### EXERCISE MATERIALS:
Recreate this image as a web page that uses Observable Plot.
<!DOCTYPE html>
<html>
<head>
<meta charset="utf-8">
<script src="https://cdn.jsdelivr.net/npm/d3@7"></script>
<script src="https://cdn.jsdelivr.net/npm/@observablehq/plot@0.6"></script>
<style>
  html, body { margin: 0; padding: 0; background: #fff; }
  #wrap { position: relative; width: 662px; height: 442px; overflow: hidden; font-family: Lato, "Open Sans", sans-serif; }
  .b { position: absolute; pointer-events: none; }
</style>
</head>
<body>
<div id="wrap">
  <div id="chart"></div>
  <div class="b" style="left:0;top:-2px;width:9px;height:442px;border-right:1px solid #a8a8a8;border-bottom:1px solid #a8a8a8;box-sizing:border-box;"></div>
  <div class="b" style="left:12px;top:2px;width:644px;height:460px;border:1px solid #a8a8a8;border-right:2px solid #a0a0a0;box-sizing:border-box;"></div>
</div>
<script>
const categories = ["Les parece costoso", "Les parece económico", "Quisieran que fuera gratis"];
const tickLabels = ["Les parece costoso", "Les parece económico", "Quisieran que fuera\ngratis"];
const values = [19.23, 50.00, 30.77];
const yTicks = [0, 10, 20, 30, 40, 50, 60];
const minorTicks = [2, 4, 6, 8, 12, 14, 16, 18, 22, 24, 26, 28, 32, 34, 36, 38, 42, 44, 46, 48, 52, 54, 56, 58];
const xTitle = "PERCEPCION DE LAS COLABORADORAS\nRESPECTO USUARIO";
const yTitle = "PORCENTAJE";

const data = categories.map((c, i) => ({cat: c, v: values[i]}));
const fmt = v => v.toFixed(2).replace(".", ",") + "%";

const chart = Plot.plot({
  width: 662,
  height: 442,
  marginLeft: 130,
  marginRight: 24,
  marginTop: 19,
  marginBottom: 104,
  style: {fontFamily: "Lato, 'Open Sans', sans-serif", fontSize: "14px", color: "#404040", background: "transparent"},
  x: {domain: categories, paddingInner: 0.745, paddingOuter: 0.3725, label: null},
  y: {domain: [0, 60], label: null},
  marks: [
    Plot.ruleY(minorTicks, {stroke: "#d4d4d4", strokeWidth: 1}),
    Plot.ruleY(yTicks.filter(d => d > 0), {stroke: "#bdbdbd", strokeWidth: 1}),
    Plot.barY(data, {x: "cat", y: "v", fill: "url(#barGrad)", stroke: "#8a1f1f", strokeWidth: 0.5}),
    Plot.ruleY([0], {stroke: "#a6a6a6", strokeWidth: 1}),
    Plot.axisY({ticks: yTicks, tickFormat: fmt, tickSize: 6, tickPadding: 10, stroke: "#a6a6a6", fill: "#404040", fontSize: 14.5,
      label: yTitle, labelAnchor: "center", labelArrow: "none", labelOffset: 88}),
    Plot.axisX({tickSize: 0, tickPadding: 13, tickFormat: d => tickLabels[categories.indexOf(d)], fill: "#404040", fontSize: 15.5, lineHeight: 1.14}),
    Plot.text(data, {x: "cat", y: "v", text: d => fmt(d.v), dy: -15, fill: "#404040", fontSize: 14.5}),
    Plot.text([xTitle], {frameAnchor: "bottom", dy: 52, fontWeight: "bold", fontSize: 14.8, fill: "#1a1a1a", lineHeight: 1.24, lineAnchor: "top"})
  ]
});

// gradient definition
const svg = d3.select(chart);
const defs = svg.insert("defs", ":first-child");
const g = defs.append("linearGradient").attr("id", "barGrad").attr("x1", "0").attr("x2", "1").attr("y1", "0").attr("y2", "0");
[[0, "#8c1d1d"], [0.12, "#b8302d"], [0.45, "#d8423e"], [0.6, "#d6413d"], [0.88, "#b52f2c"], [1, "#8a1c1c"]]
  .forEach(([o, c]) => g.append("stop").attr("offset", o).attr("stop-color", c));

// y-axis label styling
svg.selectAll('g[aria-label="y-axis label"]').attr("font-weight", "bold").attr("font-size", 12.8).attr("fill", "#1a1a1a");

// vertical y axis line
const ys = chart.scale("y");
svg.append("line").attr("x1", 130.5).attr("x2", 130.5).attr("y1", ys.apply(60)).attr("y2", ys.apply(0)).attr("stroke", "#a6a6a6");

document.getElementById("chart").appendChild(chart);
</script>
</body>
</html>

==

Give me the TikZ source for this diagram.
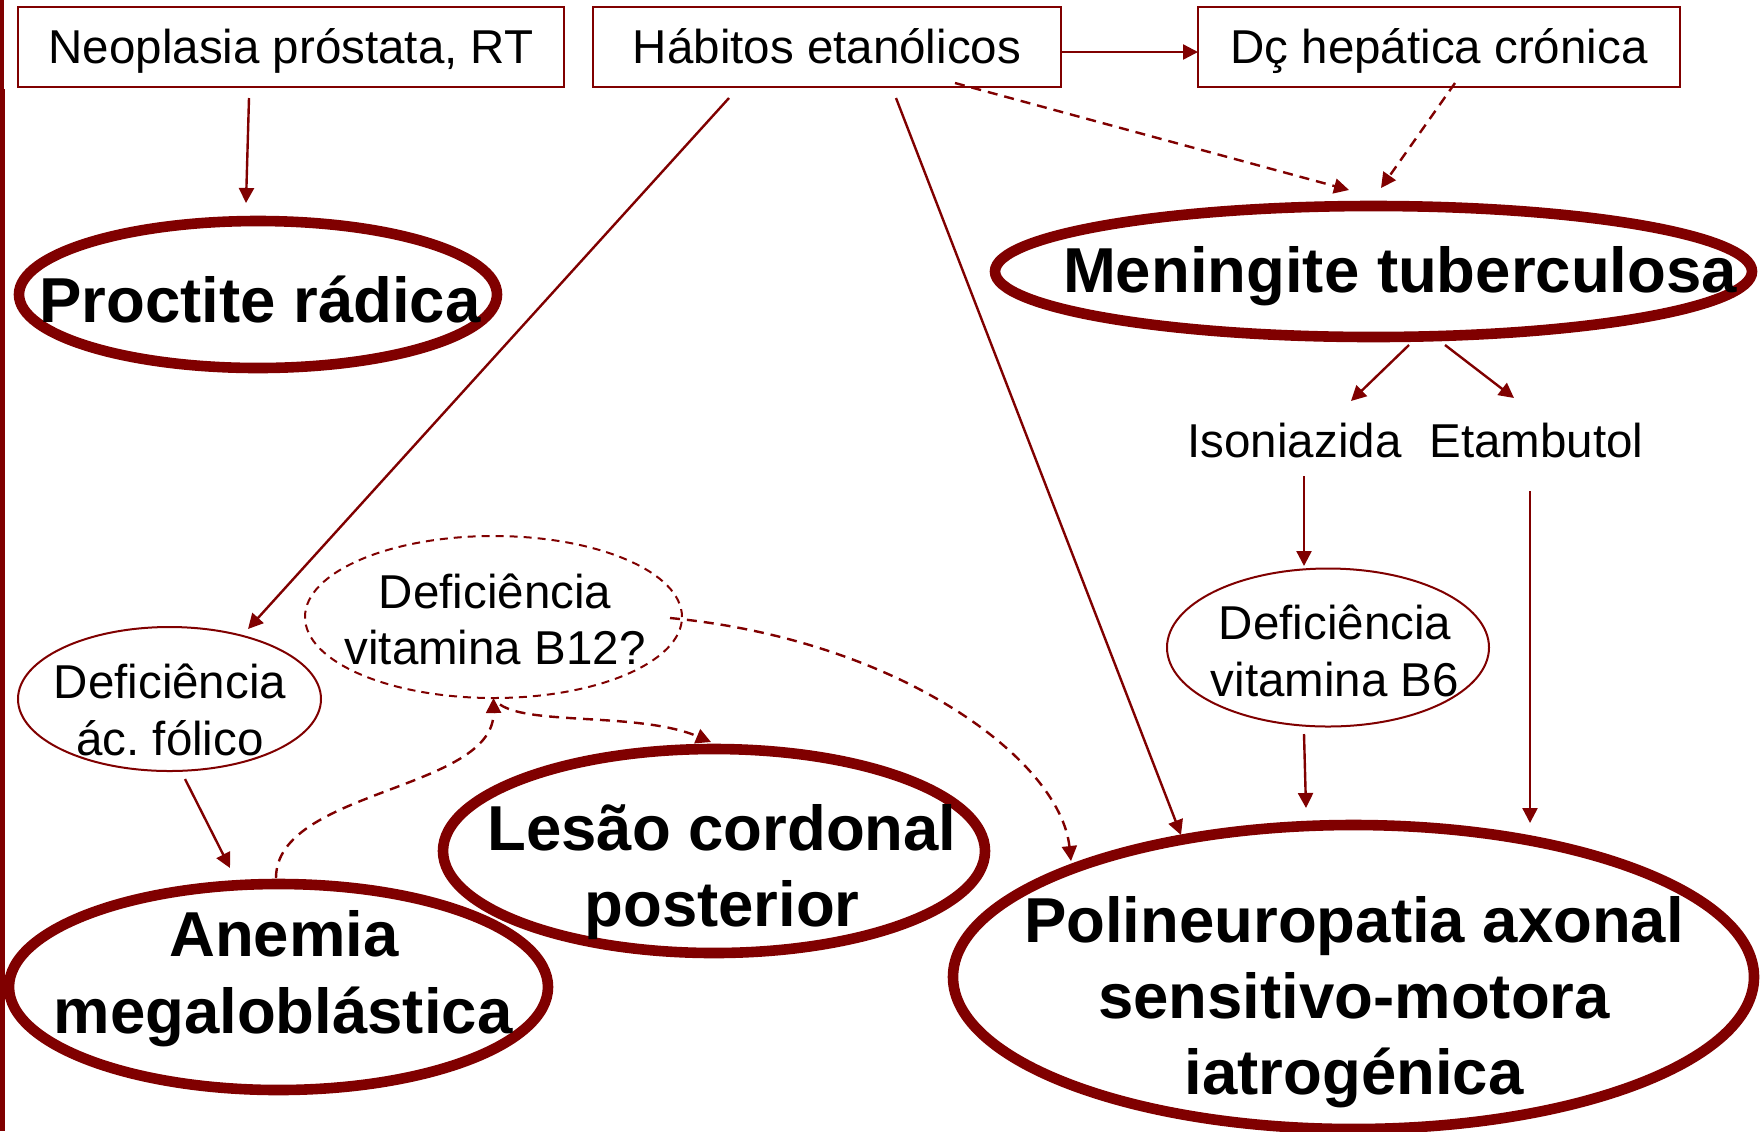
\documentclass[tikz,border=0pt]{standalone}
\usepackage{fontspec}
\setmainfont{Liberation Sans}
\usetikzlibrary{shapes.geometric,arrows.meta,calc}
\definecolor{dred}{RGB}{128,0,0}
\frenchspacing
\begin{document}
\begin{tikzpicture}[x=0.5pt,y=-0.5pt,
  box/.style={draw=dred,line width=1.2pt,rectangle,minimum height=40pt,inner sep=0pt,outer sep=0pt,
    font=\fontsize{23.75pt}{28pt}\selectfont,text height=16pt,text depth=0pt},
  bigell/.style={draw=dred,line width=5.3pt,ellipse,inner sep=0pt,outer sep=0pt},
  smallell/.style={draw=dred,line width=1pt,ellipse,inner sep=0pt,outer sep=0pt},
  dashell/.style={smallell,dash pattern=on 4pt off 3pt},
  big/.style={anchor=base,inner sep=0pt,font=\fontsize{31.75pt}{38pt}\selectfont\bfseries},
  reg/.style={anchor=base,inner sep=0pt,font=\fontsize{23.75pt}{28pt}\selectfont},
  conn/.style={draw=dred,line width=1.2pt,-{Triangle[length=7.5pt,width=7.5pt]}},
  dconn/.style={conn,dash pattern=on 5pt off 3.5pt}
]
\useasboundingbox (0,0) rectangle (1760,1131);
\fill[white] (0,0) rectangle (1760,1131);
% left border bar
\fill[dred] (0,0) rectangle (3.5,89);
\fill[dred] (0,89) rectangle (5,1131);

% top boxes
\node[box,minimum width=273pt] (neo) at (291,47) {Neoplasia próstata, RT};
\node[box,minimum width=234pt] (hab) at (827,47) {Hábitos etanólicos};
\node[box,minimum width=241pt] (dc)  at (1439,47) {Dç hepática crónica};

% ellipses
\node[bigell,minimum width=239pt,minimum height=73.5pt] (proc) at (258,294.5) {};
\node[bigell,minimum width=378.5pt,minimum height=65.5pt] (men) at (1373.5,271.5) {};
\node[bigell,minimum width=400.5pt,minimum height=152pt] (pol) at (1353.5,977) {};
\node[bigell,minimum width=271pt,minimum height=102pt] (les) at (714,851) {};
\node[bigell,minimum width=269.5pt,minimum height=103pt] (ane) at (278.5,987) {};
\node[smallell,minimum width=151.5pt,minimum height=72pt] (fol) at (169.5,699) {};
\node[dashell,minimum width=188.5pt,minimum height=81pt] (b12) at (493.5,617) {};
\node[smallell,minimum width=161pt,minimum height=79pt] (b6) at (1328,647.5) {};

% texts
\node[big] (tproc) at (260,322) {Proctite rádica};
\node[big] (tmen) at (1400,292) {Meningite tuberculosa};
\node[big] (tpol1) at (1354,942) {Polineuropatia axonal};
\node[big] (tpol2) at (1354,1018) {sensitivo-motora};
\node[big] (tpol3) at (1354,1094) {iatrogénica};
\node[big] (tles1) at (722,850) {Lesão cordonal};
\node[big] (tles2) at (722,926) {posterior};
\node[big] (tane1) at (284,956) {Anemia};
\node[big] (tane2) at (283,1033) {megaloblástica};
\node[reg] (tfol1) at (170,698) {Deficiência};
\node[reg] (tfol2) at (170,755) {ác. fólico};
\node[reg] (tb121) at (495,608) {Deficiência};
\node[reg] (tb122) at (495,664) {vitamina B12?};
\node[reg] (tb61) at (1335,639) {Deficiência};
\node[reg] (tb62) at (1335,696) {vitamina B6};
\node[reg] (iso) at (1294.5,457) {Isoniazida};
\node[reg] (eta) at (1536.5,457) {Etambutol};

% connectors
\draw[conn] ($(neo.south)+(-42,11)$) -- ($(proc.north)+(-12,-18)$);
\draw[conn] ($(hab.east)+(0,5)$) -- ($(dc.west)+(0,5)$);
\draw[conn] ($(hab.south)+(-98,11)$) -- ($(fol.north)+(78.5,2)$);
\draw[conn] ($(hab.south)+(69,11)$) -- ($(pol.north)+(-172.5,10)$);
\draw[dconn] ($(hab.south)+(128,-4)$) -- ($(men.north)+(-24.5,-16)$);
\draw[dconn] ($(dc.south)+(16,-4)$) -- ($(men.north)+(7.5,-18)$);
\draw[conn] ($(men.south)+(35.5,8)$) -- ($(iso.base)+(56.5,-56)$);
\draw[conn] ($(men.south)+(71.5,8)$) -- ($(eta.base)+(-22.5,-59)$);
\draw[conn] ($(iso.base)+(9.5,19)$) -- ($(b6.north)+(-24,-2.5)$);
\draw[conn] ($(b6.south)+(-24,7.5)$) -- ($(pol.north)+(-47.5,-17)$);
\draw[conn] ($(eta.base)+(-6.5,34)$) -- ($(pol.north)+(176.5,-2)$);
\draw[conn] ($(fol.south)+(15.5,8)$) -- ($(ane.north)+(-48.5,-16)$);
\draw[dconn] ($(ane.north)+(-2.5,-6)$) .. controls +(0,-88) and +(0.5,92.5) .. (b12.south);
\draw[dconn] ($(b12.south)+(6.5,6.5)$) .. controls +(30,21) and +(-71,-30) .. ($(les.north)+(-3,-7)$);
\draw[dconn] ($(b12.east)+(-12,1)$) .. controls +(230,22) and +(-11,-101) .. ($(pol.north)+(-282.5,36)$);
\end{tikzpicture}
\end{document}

---

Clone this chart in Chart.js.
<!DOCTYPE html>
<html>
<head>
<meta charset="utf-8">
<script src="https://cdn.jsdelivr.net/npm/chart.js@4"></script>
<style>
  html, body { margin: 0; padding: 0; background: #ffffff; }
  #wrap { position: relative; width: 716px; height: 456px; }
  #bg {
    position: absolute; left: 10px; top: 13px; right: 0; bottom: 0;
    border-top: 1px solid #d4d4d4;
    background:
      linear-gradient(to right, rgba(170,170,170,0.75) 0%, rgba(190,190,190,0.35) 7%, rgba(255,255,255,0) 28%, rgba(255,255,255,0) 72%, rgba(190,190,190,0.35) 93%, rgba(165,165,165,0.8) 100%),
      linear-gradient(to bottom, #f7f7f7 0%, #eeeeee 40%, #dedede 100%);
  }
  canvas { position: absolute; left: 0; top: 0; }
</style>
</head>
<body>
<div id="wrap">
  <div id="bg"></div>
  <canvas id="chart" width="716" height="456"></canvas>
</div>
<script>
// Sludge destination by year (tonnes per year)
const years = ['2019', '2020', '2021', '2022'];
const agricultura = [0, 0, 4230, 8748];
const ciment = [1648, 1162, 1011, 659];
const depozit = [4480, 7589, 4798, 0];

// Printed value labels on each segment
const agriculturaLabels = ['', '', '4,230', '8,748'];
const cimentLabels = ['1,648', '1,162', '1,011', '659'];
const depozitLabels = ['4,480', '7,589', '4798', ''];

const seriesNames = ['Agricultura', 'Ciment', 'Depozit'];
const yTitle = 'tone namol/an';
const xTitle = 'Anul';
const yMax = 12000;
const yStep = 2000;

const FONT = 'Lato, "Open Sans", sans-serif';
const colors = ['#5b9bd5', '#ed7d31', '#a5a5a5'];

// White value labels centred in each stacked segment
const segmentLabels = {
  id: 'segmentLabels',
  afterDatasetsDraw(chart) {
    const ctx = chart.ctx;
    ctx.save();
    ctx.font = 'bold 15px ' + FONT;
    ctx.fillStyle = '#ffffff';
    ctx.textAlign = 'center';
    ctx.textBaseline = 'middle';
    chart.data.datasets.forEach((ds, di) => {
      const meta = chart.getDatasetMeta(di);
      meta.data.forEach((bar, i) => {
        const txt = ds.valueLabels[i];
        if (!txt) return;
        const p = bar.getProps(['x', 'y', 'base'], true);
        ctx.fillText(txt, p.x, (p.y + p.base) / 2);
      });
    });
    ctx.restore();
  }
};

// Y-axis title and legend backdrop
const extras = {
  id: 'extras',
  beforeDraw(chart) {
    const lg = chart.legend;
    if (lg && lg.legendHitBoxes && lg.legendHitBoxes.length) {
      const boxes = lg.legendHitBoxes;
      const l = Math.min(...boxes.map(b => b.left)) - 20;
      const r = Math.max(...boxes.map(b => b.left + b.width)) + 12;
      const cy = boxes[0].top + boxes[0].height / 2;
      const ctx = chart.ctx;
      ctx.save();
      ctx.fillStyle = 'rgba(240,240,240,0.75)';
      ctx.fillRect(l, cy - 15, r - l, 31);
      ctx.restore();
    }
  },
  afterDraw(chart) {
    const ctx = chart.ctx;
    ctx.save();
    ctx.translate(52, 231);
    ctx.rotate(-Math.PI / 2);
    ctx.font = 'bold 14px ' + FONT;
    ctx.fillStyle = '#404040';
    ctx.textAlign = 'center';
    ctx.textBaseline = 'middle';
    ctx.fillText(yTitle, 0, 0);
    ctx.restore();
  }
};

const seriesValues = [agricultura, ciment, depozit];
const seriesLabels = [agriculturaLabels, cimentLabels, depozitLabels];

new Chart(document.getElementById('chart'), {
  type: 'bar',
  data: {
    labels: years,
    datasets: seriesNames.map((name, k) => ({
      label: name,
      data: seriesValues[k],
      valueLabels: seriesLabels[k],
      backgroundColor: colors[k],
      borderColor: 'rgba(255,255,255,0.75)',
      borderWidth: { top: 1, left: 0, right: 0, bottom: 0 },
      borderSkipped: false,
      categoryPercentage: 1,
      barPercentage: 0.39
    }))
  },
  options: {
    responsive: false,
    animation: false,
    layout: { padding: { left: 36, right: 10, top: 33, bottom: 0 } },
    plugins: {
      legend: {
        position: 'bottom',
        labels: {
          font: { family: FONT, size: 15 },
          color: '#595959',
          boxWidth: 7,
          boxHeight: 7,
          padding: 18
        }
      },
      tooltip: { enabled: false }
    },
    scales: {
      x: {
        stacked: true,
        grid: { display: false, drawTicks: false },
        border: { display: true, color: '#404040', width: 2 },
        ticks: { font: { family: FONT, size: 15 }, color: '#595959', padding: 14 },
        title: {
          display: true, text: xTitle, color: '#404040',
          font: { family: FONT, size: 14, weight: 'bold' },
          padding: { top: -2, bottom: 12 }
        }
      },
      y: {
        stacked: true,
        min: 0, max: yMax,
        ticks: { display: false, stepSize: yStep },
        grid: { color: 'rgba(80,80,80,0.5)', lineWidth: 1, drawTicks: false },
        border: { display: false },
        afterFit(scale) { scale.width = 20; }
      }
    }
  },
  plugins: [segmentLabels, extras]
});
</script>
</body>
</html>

### WRITTEN TASK:
Go up to the line with "Give me the TikZ source for this diagram." and retype exactly from there through the line with "(0,89) rectangle (5,1131);". Leave out pictures.

### RESULT:
Give me the TikZ source for this diagram.
\documentclass[tikz,border=0pt]{standalone}
\usepackage{fontspec}
\setmainfont{Liberation Sans}
\usetikzlibrary{shapes.geometric,arrows.meta,calc}
\definecolor{dred}{RGB}{128,0,0}
\frenchspacing
\begin{document}
\begin{tikzpicture}[x=0.5pt,y=-0.5pt,
  box/.style={draw=dred,line width=1.2pt,rectangle,minimum height=40pt,inner sep=0pt,outer sep=0pt,
    font=\fontsize{23.75pt}{28pt}\selectfont,text height=16pt,text depth=0pt},
  bigell/.style={draw=dred,line width=5.3pt,ellipse,inner sep=0pt,outer sep=0pt},
  smallell/.style={draw=dred,line width=1pt,ellipse,inner sep=0pt,outer sep=0pt},
  dashell/.style={smallell,dash pattern=on 4pt off 3pt},
  big/.style={anchor=base,inner sep=0pt,font=\fontsize{31.75pt}{38pt}\selectfont\bfseries},
  reg/.style={anchor=base,inner sep=0pt,font=\fontsize{23.75pt}{28pt}\selectfont},
  conn/.style={draw=dred,line width=1.2pt,-{Triangle[length=7.5pt,width=7.5pt]}},
  dconn/.style={conn,dash pattern=on 5pt off 3.5pt}
]
\useasboundingbox (0,0) rectangle (1760,1131);
\fill[white] (0,0) rectangle (1760,1131);
% left border bar
\fill[dred] (0,0) rectangle (3.5,89);
\fill[dred] (0,89) rectangle (5,1131);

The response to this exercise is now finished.